■ Provided material ■
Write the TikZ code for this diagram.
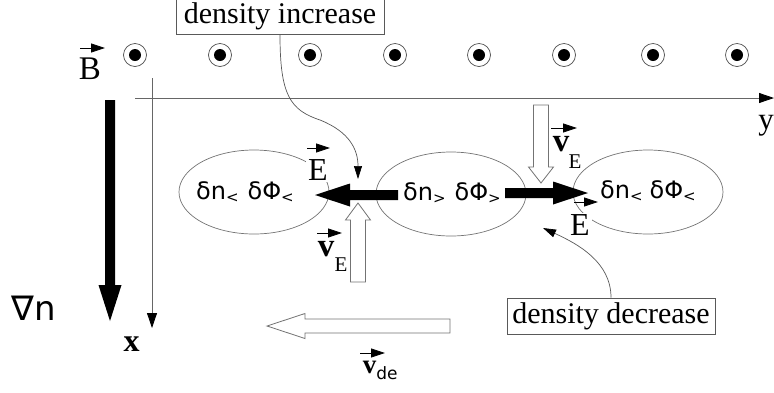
\documentclass[tikz,border=0pt]{standalone}
\usepackage{fontspec}
\setmainfont{Liberation Serif}
\newfontfamily\dvs{DejaVu Sans}
\usetikzlibrary{arrows.meta,calc,shapes.geometric}
\newcommand\lowsub[1]{\raisebox{-3pt}{\fontsize{15}{16}\selectfont #1}}
\begin{document}
\begin{tikzpicture}[x=1pt,y=-1pt,
  serif/.style={inner sep=0pt,font=\fontsize{32}{38}\selectfont},
  vlbl/.style={inner sep=0pt,font=\bfseries\fontsize{33}{38}\selectfont},
  sublbl/.style={inner sep=0pt,font=\fontsize{21}{24}\selectfont},
  greek/.style={inner sep=0pt,anchor=base west,font=\dvs\fontsize{24}{28}\selectfont},
  boxlbl/.style={draw=black!65,line width=0.8pt,fill=white,inner sep=0pt,
     minimum width=208pt,minimum height=36pt,font=\fontsize{30}{36}\selectfont},
  ell/.style={ellipse,draw=black!55,line width=0.7pt,minimum width=150pt,minimum height=84pt,inner sep=0pt},
  axis/.style={draw=black!60,line width=0.8pt,-{Triangle[length=15pt,width=10pt,color=black]}},
  conn/.style={draw=black!65,line width=0.7pt,-{Triangle[length=13pt,width=8pt,color=black]}},
  vec/.style={draw=black,line width=0.8pt,-{Triangle[length=14pt,width=9pt]}},
  hollow/.style={draw=black!55,line width=0.8pt,fill=white,line join=miter},
  solid/.style={fill=black}]
\useasboundingbox (0,0) rectangle (774,392);

% B field dots
\foreach \x in {135,220,310,395,479,564,653,737}{
  \draw[black!70,line width=0.7pt] (\x,55) circle[radius=11.5pt];
  \fill (\x,55) circle[radius=6pt];
}
\node[serif,font=\fontsize{33}{38}\selectfont] (B) at (90,69) {B};
\draw[vec] (80,48) -- (105,48);

% axes
\coordinate (yo) at (135,98);
\coordinate (ye) at (774,98);
\draw[axis] (yo) -- (ye);
\node[serif,font=\fontsize{31}{36}\selectfont] (ylab) at (766,125.5) {y};
\coordinate (xo) at (152,78);
\coordinate (xe) at (152,328);
\draw[axis] (xo) -- (xe);
\node[inner sep=0pt,font=\bfseries\fontsize{32}{36}\selectfont] (xlab) at (131.5,344.5) {x};

% grad n
\fill[solid] (105,100) -- (105,285) -- (98.5,285) -- (110,321) -- (121.5,285) -- (115,285) -- (115,100) -- cycle;
\node[inner sep=0pt,font=\dvs\fontsize{34}{40}\selectfont] (gradn) at (34,308) {∇n};

% ellipses
\node[ell] (eL) at (254,192) {};
\node[ell] (eM) at (451,194) {};
\node[ell] (eR) at (648,192) {};
\node[greek] (tL) at (196,199) {δn\lowsub{<}\hspace{9pt}δΦ\lowsub{<}};
\node[greek] (tM) at (403,200) {δn\lowsub{>}\hspace{9pt}δΦ\lowsub{>}};
\node[greek] (tR) at (600,198) {δn\lowsub{<}\hspace{7pt}δΦ\lowsub{<}};

% E field labels (cover ellipse lines)
\node[serif,fill=white,inner sep=2pt] (EL) at (318,170) {E};
\draw[vec] (307,148) -- (330,148);
\node[serif,fill=white,inner sep=2pt] (ER) at (580,225) {E};
\draw[vec] (574,202) -- (598,202);

% thick black arrows (E x B)
\fill[solid] (398,190) -- (350,190) -- (350,183.5) -- (315,195) -- (350,206.5) -- (350,200) -- (398,200) -- cycle;
\fill[solid] (505,188) -- (553,188) -- (553,181.5) -- (588,193) -- (553,204.5) -- (553,198) -- (505,198) -- cycle;

% hollow arrows
\draw[hollow] (350.5,282) -- (350.5,220) -- (345.5,220) -- (358,203) -- (370.5,220) -- (365.5,220) -- (365.5,282) -- cycle;
\draw[hollow] (533.5,105) -- (533.5,167) -- (528.5,167) -- (541,183) -- (553.5,167) -- (548.5,167) -- (548.5,105) -- cycle;
\draw[hollow] (450,319) -- (305,319) -- (305,313.5) -- (267,326) -- (305,338.5) -- (305,333) -- (450,333) -- cycle;

% v_E labels
\node[vlbl] (vL) at (326,249.5) {v};
\node[sublbl] (vLs) at (341,265) {E};
\draw[vec] (317,233) -- (342,233);
\node[vlbl] (vR) at (561,144) {v};
\node[sublbl] (vRs) at (575,162) {E};
\draw[vec] (551,128) -- (577,128);
\node[vlbl,font=\bfseries\fontsize{27}{32}\selectfont] (vd) at (369.5,367.5) {v};
\node[inner sep=0pt,font=\dvs\fontsize{17}{20}\selectfont] (vds) at (387,373) {de};
\draw[vec] (360,353) -- (385,353);

% density boxes and pointers
\node[boxlbl] (DI) at (280,16.5) {density increase};
\coordinate (ti) at (358,179);
\draw[conn] (DI.south) .. controls (280,95) and (290,110) .. (320,120) .. controls (350,132) and (358,150) .. (ti);
\node[boxlbl] (DD) at (611,316) {density decrease};
\coordinate (td) at (543,228);
\draw[conn] (DD.north) .. controls (611,262) and (578,244) .. (td);
\end{tikzpicture}
\end{document}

■ Work to do ■
Give every line above again exactly, with no pictures.

■ Reply to the task ■
Write the TikZ code for this diagram.
\documentclass[tikz,border=0pt]{standalone}
\usepackage{fontspec}
\setmainfont{Liberation Serif}
\newfontfamily\dvs{DejaVu Sans}
\usetikzlibrary{arrows.meta,calc,shapes.geometric}
\newcommand\lowsub[1]{\raisebox{-3pt}{\fontsize{15}{16}\selectfont #1}}
\begin{document}
\begin{tikzpicture}[x=1pt,y=-1pt,
  serif/.style={inner sep=0pt,font=\fontsize{32}{38}\selectfont},
  vlbl/.style={inner sep=0pt,font=\bfseries\fontsize{33}{38}\selectfont},
  sublbl/.style={inner sep=0pt,font=\fontsize{21}{24}\selectfont},
  greek/.style={inner sep=0pt,anchor=base west,font=\dvs\fontsize{24}{28}\selectfont},
  boxlbl/.style={draw=black!65,line width=0.8pt,fill=white,inner sep=0pt,
     minimum width=208pt,minimum height=36pt,font=\fontsize{30}{36}\selectfont},
  ell/.style={ellipse,draw=black!55,line width=0.7pt,minimum width=150pt,minimum height=84pt,inner sep=0pt},
  axis/.style={draw=black!60,line width=0.8pt,-{Triangle[length=15pt,width=10pt,color=black]}},
  conn/.style={draw=black!65,line width=0.7pt,-{Triangle[length=13pt,width=8pt,color=black]}},
  vec/.style={draw=black,line width=0.8pt,-{Triangle[length=14pt,width=9pt]}},
  hollow/.style={draw=black!55,line width=0.8pt,fill=white,line join=miter},
  solid/.style={fill=black}]
\useasboundingbox (0,0) rectangle (774,392);

% B field dots
\foreach \x in {135,220,310,395,479,564,653,737}{
  \draw[black!70,line width=0.7pt] (\x,55) circle[radius=11.5pt];
  \fill (\x,55) circle[radius=6pt];
}
\node[serif,font=\fontsize{33}{38}\selectfont] (B) at (90,69) {B};
\draw[vec] (80,48) -- (105,48);

% axes
\coordinate (yo) at (135,98);
\coordinate (ye) at (774,98);
\draw[axis] (yo) -- (ye);
\node[serif,font=\fontsize{31}{36}\selectfont] (ylab) at (766,125.5) {y};
\coordinate (xo) at (152,78);
\coordinate (xe) at (152,328);
\draw[axis] (xo) -- (xe);
\node[inner sep=0pt,font=\bfseries\fontsize{32}{36}\selectfont] (xlab) at (131.5,344.5) {x};

% grad n
\fill[solid] (105,100) -- (105,285) -- (98.5,285) -- (110,321) -- (121.5,285) -- (115,285) -- (115,100) -- cycle;
\node[inner sep=0pt,font=\dvs\fontsize{34}{40}\selectfont] (gradn) at (34,308) {∇n};

% ellipses
\node[ell] (eL) at (254,192) {};
\node[ell] (eM) at (451,194) {};
\node[ell] (eR) at (648,192) {};
\node[greek] (tL) at (196,199) {δn\lowsub{<}\hspace{9pt}δΦ\lowsub{<}};
\node[greek] (tM) at (403,200) {δn\lowsub{>}\hspace{9pt}δΦ\lowsub{>}};
\node[greek] (tR) at (600,198) {δn\lowsub{<}\hspace{7pt}δΦ\lowsub{<}};

% E field labels (cover ellipse lines)
\node[serif,fill=white,inner sep=2pt] (EL) at (318,170) {E};
\draw[vec] (307,148) -- (330,148);
\node[serif,fill=white,inner sep=2pt] (ER) at (580,225) {E};
\draw[vec] (574,202) -- (598,202);

% thick black arrows (E x B)
\fill[solid] (398,190) -- (350,190) -- (350,183.5) -- (315,195) -- (350,206.5) -- (350,200) -- (398,200) -- cycle;
\fill[solid] (505,188) -- (553,188) -- (553,181.5) -- (588,193) -- (553,204.5) -- (553,198) -- (505,198) -- cycle;

% hollow arrows
\draw[hollow] (350.5,282) -- (350.5,220) -- (345.5,220) -- (358,203) -- (370.5,220) -- (365.5,220) -- (365.5,282) -- cycle;
\draw[hollow] (533.5,105) -- (533.5,167) -- (528.5,167) -- (541,183) -- (553.5,167) -- (548.5,167) -- (548.5,105) -- cycle;
\draw[hollow] (450,319) -- (305,319) -- (305,313.5) -- (267,326) -- (305,338.5) -- (305,333) -- (450,333) -- cycle;

% v_E labels
\node[vlbl] (vL) at (326,249.5) {v};
\node[sublbl] (vLs) at (341,265) {E};
\draw[vec] (317,233) -- (342,233);
\node[vlbl] (vR) at (561,144) {v};
\node[sublbl] (vRs) at (575,162) {E};
\draw[vec] (551,128) -- (577,128);
\node[vlbl,font=\bfseries\fontsize{27}{32}\selectfont] (vd) at (369.5,367.5) {v};
\node[inner sep=0pt,font=\dvs\fontsize{17}{20}\selectfont] (vds) at (387,373) {de};
\draw[vec] (360,353) -- (385,353);

% density boxes and pointers
\node[boxlbl] (DI) at (280,16.5) {density increase};
\coordinate (ti) at (358,179);
\draw[conn] (DI.south) .. controls (280,95) and (290,110) .. (320,120) .. controls (350,132) and (358,150) .. (ti);
\node[boxlbl] (DD) at (611,316) {density decrease};
\coordinate (td) at (543,228);
\draw[conn] (DD.north) .. controls (611,262) and (578,244) .. (td);
\end{tikzpicture}
\end{document}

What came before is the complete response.